A Placemaking Journal
Stayin’ Alive: The life and death prospects of community ties
“We had better get together on this or we’re going to die.”
People talk a lot about community these days. How we’ve lost whatever sense of it we might have once had. How we don’t really know each other much anymore. How we yearn for more intimacy, with connection that transcends the typically weak ties of social media.
We talk about it in the abstract, not fully understanding the whole of what it really means, as though we were recalling some endearing product feature lost to time. Like we’re asking, “Remember that little bongk sound from Pong, the original home video game? Boy. You just don’t experience sounds like that anymore.

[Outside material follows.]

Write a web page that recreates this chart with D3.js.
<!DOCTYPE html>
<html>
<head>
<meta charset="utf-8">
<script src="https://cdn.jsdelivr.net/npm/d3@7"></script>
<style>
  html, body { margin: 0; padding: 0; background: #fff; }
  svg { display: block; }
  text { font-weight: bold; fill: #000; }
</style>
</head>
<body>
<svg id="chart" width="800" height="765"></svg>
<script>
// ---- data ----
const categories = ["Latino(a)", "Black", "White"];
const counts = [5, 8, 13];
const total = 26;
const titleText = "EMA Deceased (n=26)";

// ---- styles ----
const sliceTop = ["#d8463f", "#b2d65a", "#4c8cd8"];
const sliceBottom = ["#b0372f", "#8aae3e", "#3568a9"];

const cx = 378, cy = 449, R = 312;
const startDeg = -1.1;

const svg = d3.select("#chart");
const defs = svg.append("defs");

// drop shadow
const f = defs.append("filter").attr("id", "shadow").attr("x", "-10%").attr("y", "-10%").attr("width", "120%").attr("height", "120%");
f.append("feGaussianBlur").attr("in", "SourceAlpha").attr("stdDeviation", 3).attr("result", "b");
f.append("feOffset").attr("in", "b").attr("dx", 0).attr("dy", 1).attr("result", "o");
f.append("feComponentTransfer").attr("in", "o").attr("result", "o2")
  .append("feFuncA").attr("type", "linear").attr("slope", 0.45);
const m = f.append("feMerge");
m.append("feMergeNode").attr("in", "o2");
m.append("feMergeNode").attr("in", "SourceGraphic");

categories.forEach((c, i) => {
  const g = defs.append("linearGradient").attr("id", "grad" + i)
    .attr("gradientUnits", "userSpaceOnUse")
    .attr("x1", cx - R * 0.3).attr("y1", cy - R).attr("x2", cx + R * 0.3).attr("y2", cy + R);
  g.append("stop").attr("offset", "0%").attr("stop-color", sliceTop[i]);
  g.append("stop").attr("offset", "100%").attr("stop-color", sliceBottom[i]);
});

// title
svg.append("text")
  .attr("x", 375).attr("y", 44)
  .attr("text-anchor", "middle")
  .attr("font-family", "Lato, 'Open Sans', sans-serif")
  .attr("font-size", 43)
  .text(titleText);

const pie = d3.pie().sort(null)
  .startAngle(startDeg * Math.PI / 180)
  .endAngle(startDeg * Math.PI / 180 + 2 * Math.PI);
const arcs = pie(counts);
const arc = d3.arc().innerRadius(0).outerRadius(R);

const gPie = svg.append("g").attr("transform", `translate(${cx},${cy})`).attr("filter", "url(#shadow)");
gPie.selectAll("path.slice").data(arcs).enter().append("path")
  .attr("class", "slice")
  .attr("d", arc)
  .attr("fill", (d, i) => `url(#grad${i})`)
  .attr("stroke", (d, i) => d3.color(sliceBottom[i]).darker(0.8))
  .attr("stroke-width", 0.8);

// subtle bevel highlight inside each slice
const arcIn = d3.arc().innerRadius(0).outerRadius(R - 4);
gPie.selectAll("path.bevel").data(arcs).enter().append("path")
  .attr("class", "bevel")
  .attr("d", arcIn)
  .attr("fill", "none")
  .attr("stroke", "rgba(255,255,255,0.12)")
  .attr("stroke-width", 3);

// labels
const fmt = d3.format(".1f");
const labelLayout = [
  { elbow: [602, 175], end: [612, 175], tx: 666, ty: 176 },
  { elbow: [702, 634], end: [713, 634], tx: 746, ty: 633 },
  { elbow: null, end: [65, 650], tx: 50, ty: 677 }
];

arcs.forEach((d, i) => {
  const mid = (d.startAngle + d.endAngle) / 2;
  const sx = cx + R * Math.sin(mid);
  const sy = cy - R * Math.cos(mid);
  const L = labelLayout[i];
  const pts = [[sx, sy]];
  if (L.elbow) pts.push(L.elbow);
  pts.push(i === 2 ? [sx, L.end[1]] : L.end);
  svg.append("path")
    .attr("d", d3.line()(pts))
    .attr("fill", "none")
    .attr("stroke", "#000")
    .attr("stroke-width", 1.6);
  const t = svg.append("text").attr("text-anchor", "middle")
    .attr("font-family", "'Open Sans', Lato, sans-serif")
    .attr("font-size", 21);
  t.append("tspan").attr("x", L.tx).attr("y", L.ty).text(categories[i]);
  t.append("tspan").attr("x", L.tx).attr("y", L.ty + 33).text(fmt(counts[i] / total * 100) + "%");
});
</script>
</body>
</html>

Oh, well. Back to life in the now.”
What’s the big deal?
As urbanists, we know that our innate desire to feel connected is nothing trivial. In fact, it’s so important that it’s actually embedded in the built form of the traditional city. Not to say or even imply that such town-building patterns create community but, rather, that they foster it. They make community easier.
But so what? Is community in our present age so important that these patterns of city-making are worth restoring? Why not just lump it in with petticoats and Edsels and all manner of other old-timey things of no modern relevance and move on to the ever-pending promise of isolated splendor?

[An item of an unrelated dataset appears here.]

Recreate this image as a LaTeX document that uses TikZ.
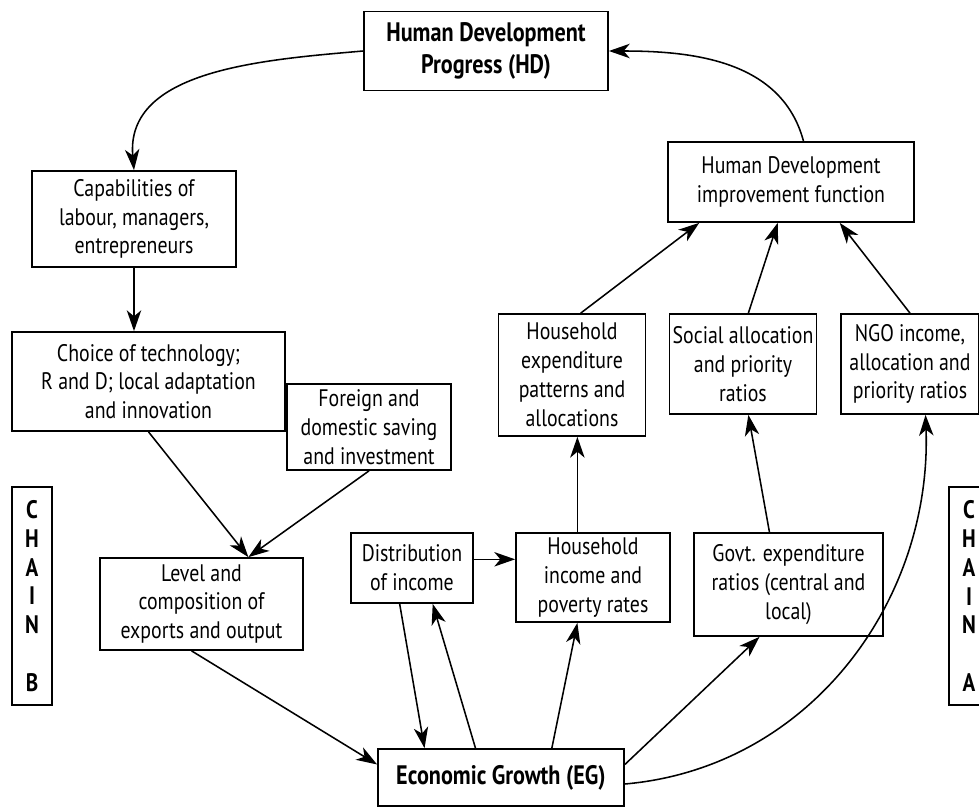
\documentclass[tikz,border=0pt]{standalone}
\usepackage{fontspec}
\setmainfont{PT Sans}[FakeStretch=0.83]
\usetikzlibrary{arrows.meta}

\tikzset{
  box/.style={draw, line width=1.2pt, align=center, inner sep=2pt,
    font=\fontsize{17}{20.5}\selectfont},
  boldbox/.style={box, font=\fontsize{19}{22.5}\selectfont\bfseries},
  chainbox/.style={box, font=\fontsize{18}{20.5}\selectfont\bfseries},
  link/.style={line width=1.1pt, -{Stealth[length=5.2mm, width=3.6mm, inset=1.5mm]}}
}

\begin{document}
\begin{tikzpicture}[x=0.025cm, y=-0.025cm]
\useasboundingbox (0,0) rectangle (979,809);
%top
\node[boldbox, minimum width=6.1cm, minimum height=1.975cm] (hd) at (486,51) {Human Development\\Progress (HD)};
\node[box, minimum width=6.15cm, minimum height=2cm] (hdimp) at (791,182) {Human Development\\improvement function};
%chain B side
\node[box, minimum width=5.1cm, minimum height=2.4cm] (cap) at (134,219) {Capabilities of\\labour, managers,\\entrepreneurs};
\node[box, minimum width=6.825cm, minimum height=2.475cm] (choice) at (148.5,381.5) {Choice of technology;\\R and D; local adaptation\\and innovation};
\node[box, minimum width=4.1cm, minimum height=2.15cm] (saving) at (369,427) {Foreign and\\domestic saving\\and investment};
\node[box, minimum width=5.075cm, minimum height=2.3cm] (level) at (201.5,604) {Level and\\composition of\\exports and output};
%chain A side
\node[box, minimum width=3.675cm, minimum height=3.05cm] (hhexp) at (572,375) {Household\\expenditure\\patterns and\\allocations};
\node[box, minimum width=3.675cm, minimum height=2.5cm] (social) at (743,364) {Social allocation\\and priority\\ratios};
\node[box, minimum width=3.45cm, minimum height=2.5cm] (ngo) at (910,364) {NGO income,\\allocation and\\priority ratios};
\node[box, minimum width=3.05cm, minimum height=1.75cm] (dist) at (412,568) {Distribution\\of income};
\node[box, minimum width=3.85cm, minimum height=2.225cm] (hhinc) at (593,577.5) {Household\\income and\\poverty rates};
\node[box, minimum width=4.725cm, minimum height=2.575cm] (govt) at (788.5,584.5) {Govt. expenditure\\ratios (central and\\local)};
%bottom
\node[boldbox, minimum width=6.15cm, minimum height=1.425cm] (eg) at (501,777.5) {Economic Growth (EG)};
%chain labels
\node[chainbox, minimum width=1cm, minimum height=5.45cm] (chainb) at (32,596) {C\\H\\A\\I\\N\\~\\B};
\node[chainbox, minimum width=1cm, minimum height=5.45cm] (chaina) at (969,596) {C\\H\\A\\I\\N\\~\\A}; %runs off the right edge

\coordinate (lvin) at (level.45);

%big loop HD -> chain B
\draw[link] (hd.west) to[out=185, in=95] (cap.north);
\draw[link] (hdimp.73) to[out=105, in=0] (hd.east);
%chain B
\draw[link] (cap.south) -- (cap.south |- choice.north);
\draw[link] (choice.south) -- (lvin);
\draw[link] (saving.south) -- (lvin);
\draw[link] (level.-102) -- (eg.174);
%chain A
\draw[link] (dist.-109) -- (eg.159);
\draw[link] (eg.131) -- (dist.-60);
\draw[link] (dist.8) -- (dist.8 -| hhinc.west);
\draw[link] (eg.30) -- (hhinc.-109);
\draw[link] (hhinc.109) -- (hhinc.109 |- hhexp.south);
\draw[link] (eg.6) -- (govt.-119);
\draw[link] (govt.110) -- (social.-84);
\draw[link] (eg.-3.5) to[out=5, in=-88] (ngo.-73); %long curve up the right side
\draw[link] (hhexp.82) -- (hdimp.-156);
\draw[link] (social.84) -- (hdimp.-108);
\draw[link] (ngo.north) -- (hdimp.-40);
\end{tikzpicture}
\end{document}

The answer can be found in the opening of this post. In short, that warm, fuzzy feeling we get when connected to our neighbors is nice, but it’s not the real point. It’s just a by-product of what community is really about: Staying alive.
Or, as John Michael Greer says more bluntly in his handy post-industrial how-to, The Long Descent, “One core concept that has to be grasped is the rule that the community, not the individual, is the basic unit of human survival. History shows that local communities can flourish while empires fall around them.”
That ain’t abstract.
Sooner or later, the crap hits the fan
Today, the breakdown of local community experienced over the past century or so has robbed us of our historic safety net. One in which half the population once belonged to a fraternal organization and from it received everything from fellowship and business opportunity to health care, lost-wage insurance and burial benefits. In its wake, we find a nation where the available support structures for the average person now number exactly two:
At the one end, we have personal and family resources. You against the world. At the other, we have enormous institutions like the Federal Government or BP or United Healthcare. The faceless behemoths.
And in between? Our once robust networks of interdependent social, religious, institutional and commercial resources have largely withered on the vine, leaving currently en vogue cries for “less government” ringing a bit hollow. After all, when you strip away big gubmint, our primary source of support in a nation now devoid of communal unity, who’s gonna pick up the slack?
For cities and towns, the bottom line is this: If you’re not making it easy for people to connect in meaningful ways, you’re limiting your community’s resilience. Especially in times when the crap hits the fan. That’s the long-term result.
And if you find that the speculative prospect of long-term ramifications lacks the urgency to inspire meaningful change, think of it this way instead: You’re actually putting lives at risk. Right now.
For example
In July of 1995, more than 700 Chicago residents died in one of the worst heat waves on record. But two adjacent, nearly identical neighborhoods had very different rates of survival.
This NPR exchange between interviewer Steve Inskeep and New York University professor of sociology, Eric Klinenberg, explains:
KLINENBERG: One is called Englewood, the other is called Auburn Gresham and they’re literally next to each other. They have the same microclimate; both very poor, both lots of older people living alone. In Englewood, the death rate was about 33 per 100,000 residents.
INSKEEP: Really bad.
KLINENBERG: One of the highest in Chicago. In Auburn Gresham, it was three per 100,000 residents. It was safer than many places on the far more affluent and white north sides of Chicago.
INSKEEP: Auburn Gresham was safer in the heat wave?
KLINENBERG: Auburn Gresham is a neighborhood that has poverty, yes; and it’s segregated, yes. But it has small commercial establishments that draw older people who are vulnerable to heat waves out of their homes and into public life. It has a viable social infrastructure.
INSKEEP: OK. So you’re telling me that if I were to live in an old-style urban neighborhood, where there’s a coffee shop down the street, where there’s a corner store, where there’s a corner dry cleaner, where people walk around and they may know the neighbors, and kids play on the street, that I am more likely to survive in a disaster because of the kind of community that I’m in?
KLINENBERG: For many disasters, that is absolutely true [..] When a real disaster strikes, it’s the social stuff that might make the difference between life and death.
See there? Facilitating the “social stuff” through traditional urban development patterns and community-minded endeavor doesn’t just equal quality of life. It also equals avoidance of death. And whether you’re dealing with a dearth of top-down social services, searching for economic opportunity in stronger social capital, trying to balance the competing factors of gentrification, or simply ensuring the elderly don’t find themselves trapped in isolation, that’s no trivial thing.